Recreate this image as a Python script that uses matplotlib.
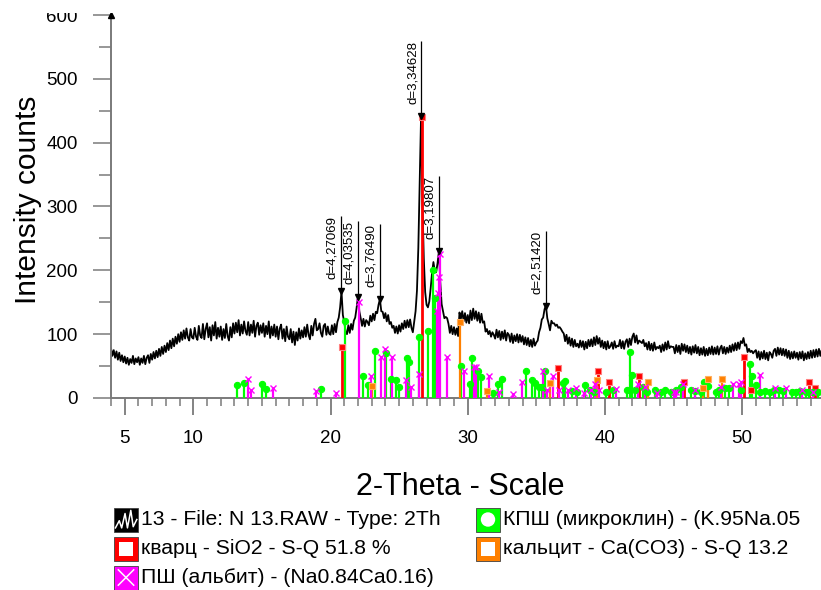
import matplotlib
matplotlib.use("Agg")
import matplotlib.pyplot as plt
import numpy as np
from matplotlib.patches import Rectangle, Circle
from matplotlib.ticker import FixedLocator, MultipleLocator

plt.rcParams["font.family"] = ["Liberation Sans", "DejaVu Sans"]

# measured pattern: 2-theta from 4.0 with 0.1 step
theta_start = 4.0
theta_step = 0.1
counts = [
    78, 66, 75, 63, 73, 60, 71, 58, 67, 56,
    65, 54, 63, 52, 61, 55, 66, 53, 62, 56,
    64, 52, 62, 55, 66, 53, 63, 67, 55, 69,
    60, 72, 62, 74, 64, 77, 66, 80, 69, 82,
    72, 86, 75, 90, 78, 93, 81, 96, 85, 100,
    88, 103, 91, 106, 93, 109, 95, 90, 108, 95,
    93, 110, 96, 91, 113, 98, 94, 116, 92, 108,
    117, 95, 111, 90, 114, 98, 119, 93, 110, 96,
    112, 91, 108, 94, 116, 97, 90, 111, 95, 117,
    101, 118, 103, 122, 98, 115, 101, 120, 105, 99,
    119, 98, 115, 102, 121, 96, 113, 118, 99, 114,
    102, 117, 96, 113, 100, 120, 94, 112, 98, 115,
    96, 112, 92, 109, 115, 93, 108, 89, 112, 96,
    92, 108, 87, 104, 83, 103, 90, 109, 93, 106,
    95, 111, 96, 115, 99, 92, 113, 98, 116, 124,
    106, 108, 117, 102, 96, 113, 116, 99, 112, 101,
    99, 114, 100, 116, 103, 119, 126, 142, 167, 130,
    119, 104, 100, 114, 102, 116, 107, 121, 126, 141,
    159, 136, 125, 113, 124, 112, 122, 119, 114, 129,
    120, 132, 122, 135, 133, 146, 155, 136, 135, 125,
    133, 120, 130, 116, 119, 110, 113, 102, 112, 101,
    114, 104, 117, 108, 121, 110, 122, 111, 123, 110,
    103, 120, 136, 168, 235, 335, 442, 305, 218, 166,
    146, 142, 151, 172, 196, 213, 199, 197, 211, 230,
    182, 147, 136, 125, 127, 125, 116, 102, 113, 100,
    111, 99, 109, 97, 134, 124, 136, 120, 133, 118,
    130, 117, 137, 122, 140, 124, 136, 121, 134, 118,
    132, 118, 120, 104, 108, 100, 105, 96, 103, 99,
    93, 107, 95, 105, 91, 104, 93, 106, 90, 102,
    99, 88, 101, 86, 98, 89, 100, 87, 99, 88,
    97, 84, 95, 83, 94, 81, 91, 80, 93, 82,
    87, 90, 103, 110, 123, 126, 139, 145, 125, 116,
    106, 121, 117, 117, 113, 115, 110, 111, 108, 104,
    101, 89, 99, 85, 95, 82, 93, 80, 91, 81,
    85, 79, 90, 80, 89, 76, 88, 78, 91, 81,
    92, 81, 95, 83, 97, 85, 94, 80, 90, 78,
    88, 76, 89, 78, 81, 87, 77, 89, 79, 82,
    81, 91, 78, 89, 77, 88, 92, 80, 93, 83,
    96, 101, 87, 98, 85, 90, 88, 86, 91, 81,
    86, 76, 88, 75, 85, 74, 87, 76, 80, 78,
    82, 72, 84, 74, 87, 76, 89, 78, 81, 80,
    80, 70, 83, 72, 82, 69, 85, 74, 84, 72,
    82, 70, 80, 68, 81, 71, 83, 70, 80, 67,
    78, 68, 80, 66, 77, 67, 79, 69, 81, 68,
    79, 69, 81, 68, 78, 82, 70, 80, 69, 79,
    71, 82, 72, 84, 74, 86, 75, 87, 77, 89,
    86, 94, 82, 84, 72, 77, 72, 74, 70, 73,
    75, 63, 73, 60, 72, 62, 74, 61, 71, 59,
    72, 69, 63, 74, 77, 66, 79, 68, 78, 67,
    77, 66, 76, 63, 74, 61, 72, 62, 73, 63,
    71, 60, 72, 62, 73, 59, 70, 61, 72, 62,
    74, 63, 75, 64, 76, 65, 77, 66, 75, 64,
]

# peak labels (d-spacings)
d_pos = [20.78, 22.01, 23.61, 26.62, 27.88, 35.68]
d_height = [167, 159, 155, 442, 230, 144]
d_text = ["d=4,27069", "d=4,03535", "d=3,76490", "d=3,34628", "d=3,19807", "d=2,51420"]

# reference sticks
quartz_pos = [20.86, 26.64, 36.55, 39.47, 40.29, 42.45, 45.80, 50.14, 50.62, 54.87, 55.33]
quartz_int = [80, 440, 47, 43, 25, 34, 25, 65, 13, 25, 16]

micro_pos = [13.19, 13.73, 15.00, 15.31, 19.33, 21.06, 22.39, 22.70, 23.26, 24.07,
             24.38, 24.79, 24.99, 25.59, 25.71, 26.48, 27.10, 27.46, 27.59, 29.48,
             30.14, 30.28, 30.77, 31.00, 31.85, 32.21, 32.52, 34.25, 34.69, 34.92,
             35.22, 35.41, 35.62, 36.97, 37.09, 37.62, 38.00, 38.58, 38.90, 39.18,
             40.08, 40.56, 41.60, 41.83, 41.96, 42.20, 42.80, 43.09, 43.64, 44.12,
             44.36, 44.80, 45.20, 45.57, 46.24, 46.60, 47.00, 47.20, 47.49, 48.10,
             48.30, 48.77, 49.05, 49.90, 50.58, 50.70, 50.98, 51.30, 51.70, 52.00,
             52.30, 52.66, 53.00, 53.62, 53.90, 54.20, 54.66, 54.90, 55.20, 55.50]
micro_int = [20, 24, 22, 14, 14, 121, 35, 20, 73, 71,
             30, 28, 18, 62, 57, 96, 105, 200, 157, 50,
             22, 62, 43, 33, 8, 22, 30, 43, 28, 23,
             18, 18, 43, 23, 27, 11, 10, 20, 12, 10,
             10, 12, 12, 72, 36, 12, 18, 10, 12, 10,
             12, 10, 12, 18, 12, 11, 10, 25, 19, 10,
             12, 15, 15, 12, 53, 35, 20, 9, 11, 10,
             12, 12, 11, 10, 9, 11, 10, 9, 10, 10]

calcite_pos = [23.06, 29.41, 31.43, 35.97, 39.40, 43.16, 47.12, 47.50, 48.51]
calcite_int = [19, 119, 11, 24, 28, 25, 15, 30, 30]

albite_pos = [13.96, 14.20, 15.79, 18.97, 20.41, 22.05, 22.94, 23.69, 23.95, 24.45,
              25.52, 25.90, 26.48, 27.75, 27.80, 27.88, 27.95, 28.48, 29.73, 30.45,
              30.57, 31.56, 32.28, 33.29, 33.94, 35.50, 35.75, 36.22, 36.66, 37.33,
              37.86, 38.46, 38.95, 39.31, 39.60, 40.80, 42.44, 42.92, 43.83, 45.03,
              45.20, 45.68, 46.53, 48.45, 49.30, 49.78, 49.94, 51.29, 52.42, 53.22,
              54.35, 55.20]
albite_int = [30, 12, 15, 11, 8, 150, 34, 65, 76, 65,
              28, 17, 37, 136, 164, 190, 226, 65, 43, 49,
              48, 34, 10, 7, 25, 42, 12, 35, 12, 12,
              16, 8, 12, 22, 12, 14, 22, 17, 8, 10,
              10, 22, 12, 17, 22, 22, 25, 36, 15, 15,
              12, 10]

legend_labels = ["13 - File: N 13.RAW - Type: 2Th",
                 "КПШ (микроклин) - (K.95Na.05",
                 "кварц - SiO2 - S-Q 51.8 %",
                 "кальцит - Ca(CO3) - S-Q 13.2",
                 "ПШ (альбит) - (Na0.84Ca0.16)"]

RED = "#ff0000"
GREEN = "#00ff00"
ORANGE = "#ff8000"
MAGENTA = "#ff00ff"
GRAY = "#7a7a7a"

W, H = 821, 590
fig = plt.figure(figsize=(W / 100, H / 100), dpi=100)
ax = fig.add_axes([111 / W, 192 / H, 1 - 111 / W, 383 / H])

two_theta = theta_start + theta_step * np.arange(len(counts))
ax.plot(two_theta, counts, color="black", lw=1.3, zorder=2)


def sticks(pos, val, color, marker, ms, lw, mec=None, mew=0.8):
    ax.vlines(pos, 0, val, color=color, lw=lw, zorder=3)
    ax.plot(pos, val, ls="none", marker=marker, ms=ms, color=color,
            mec=mec if mec else color, mew=mew, zorder=4)


sticks(quartz_pos, quartz_int, RED, "s", 4.8, 2.0, mec="#ff8080")
sticks(micro_pos, micro_int, GREEN, "o", 4.5, 1.6)
sticks(calcite_pos, calcite_int, ORANGE, "s", 4.8, 1.6, mec="#ffb060")
sticks(albite_pos, albite_int, MAGENTA, "x", 4.2, 1.6, mew=1.0)

label_len = 118
for p, h, t in zip(d_pos, d_height, d_text):
    ax.vlines(p, h, h + label_len, color="black", lw=0.9, zorder=5)
    ax.plot(p, h, marker="v", ms=5, color="black", zorder=6)
    ax.annotate(t, (p, h + label_len), xytext=(-2, 0), textcoords="offset points",
                rotation=90, ha="right", va="top", fontsize=9.5, zorder=6)

ax.set_xlim(4, 55.75)
ax.set_ylim(0, 600)
for s in ["top", "right"]:
    ax.spines[s].set_visible(False)
for s in ["left", "bottom"]:
    ax.spines[s].set_color(GRAY)
    ax.spines[s].set_linewidth(1.4)

ax.xaxis.set_major_locator(FixedLocator([5, 10, 20, 30, 40, 50]))
ax.xaxis.set_minor_locator(MultipleLocator(1))
ax.yaxis.set_major_locator(MultipleLocator(100))
ax.yaxis.set_minor_locator(MultipleLocator(50))
ax.tick_params(axis="x", which="major", length=12, width=1.3, color=GRAY, pad=11, labelsize=13.5)
ax.tick_params(axis="x", which="minor", length=6, width=1.1, color=GRAY)
ax.tick_params(axis="y", which="major", length=13, width=1.1, color=GRAY, pad=11, labelsize=13.5)
ax.tick_params(axis="y", which="minor", length=9, width=1.1, color=GRAY)
ax.plot(0, 1, marker="^", ms=4, color="black", transform=ax.transAxes, clip_on=False, zorder=7)

fig.text(28 / W, 1 - 200 / H, "Intensity counts", rotation=90, ha="center", va="center", fontsize=21.5)
fig.text(460 / W, 1 - 487 / H, "2-Theta - Scale", ha="center", va="center", fontsize=22)

# legend drawn in pixel coordinates
lg = fig.add_axes([0, 0, 1, 1])
lg.set_xlim(0, W)
lg.set_ylim(H, 0)
lg.axis("off")
lg.patch.set_alpha(0)

# the source image is cropped just above the y axis top
lg.add_patch(Rectangle((0, 0), W, 13, facecolor="white", edgecolor="none", zorder=10))

icon = 24
rows = [519.5, 549, 577.5]
cols = [114, 476]
slots = [(cols[0], rows[0]), (cols[1], rows[0]), (cols[0], rows[1]), (cols[1], rows[1]), (cols[0], rows[2])]
fills = ["black", GREEN, RED, ORANGE, MAGENTA]
for i, ((x0, yc), fc, lab) in enumerate(zip(slots, fills, legend_labels)):
    y0 = yc - icon / 2
    lg.add_patch(Rectangle((x0, y0), icon, icon, facecolor=fc, edgecolor="#404040", lw=0.6))
    if i == 0:
        zx = [0.06, 0.22, 0.32, 0.46, 0.56, 0.70, 0.80, 0.95]
        zy = [0.85, 0.55, 0.85, 0.25, 0.85, 0.12, 0.80, 0.50]
        lg.plot([x0 + a * icon for a in zx], [y0 + b * icon for b in zy], color="white", lw=1.1)
    elif i == 1:
        lg.add_patch(Circle((x0 + icon / 2, yc), icon * 0.3, facecolor="white", edgecolor="none"))
    elif i in (2, 3):
        lg.add_patch(Rectangle((x0 + icon * 0.22, y0 + icon * 0.22), icon * 0.56, icon * 0.56,
                               facecolor="white", edgecolor="none"))
    else:
        lg.plot([x0 + 0.18 * icon, x0 + 0.82 * icon], [y0 + 0.18 * icon, y0 + 0.82 * icon], color="white", lw=1.1)
        lg.plot([x0 + 0.18 * icon, x0 + 0.82 * icon], [y0 + 0.82 * icon, y0 + 0.18 * icon], color="white", lw=1.1)
    lg.text(x0 + icon + 3, yc, lab, ha="left", va="center", fontsize=15.2)

fig.savefig("out.png", dpi=100)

—————

EXERCISE DIRECTIONS - Report only how many lines of the listing hold the word "image".

EXERCISE RESULT - 2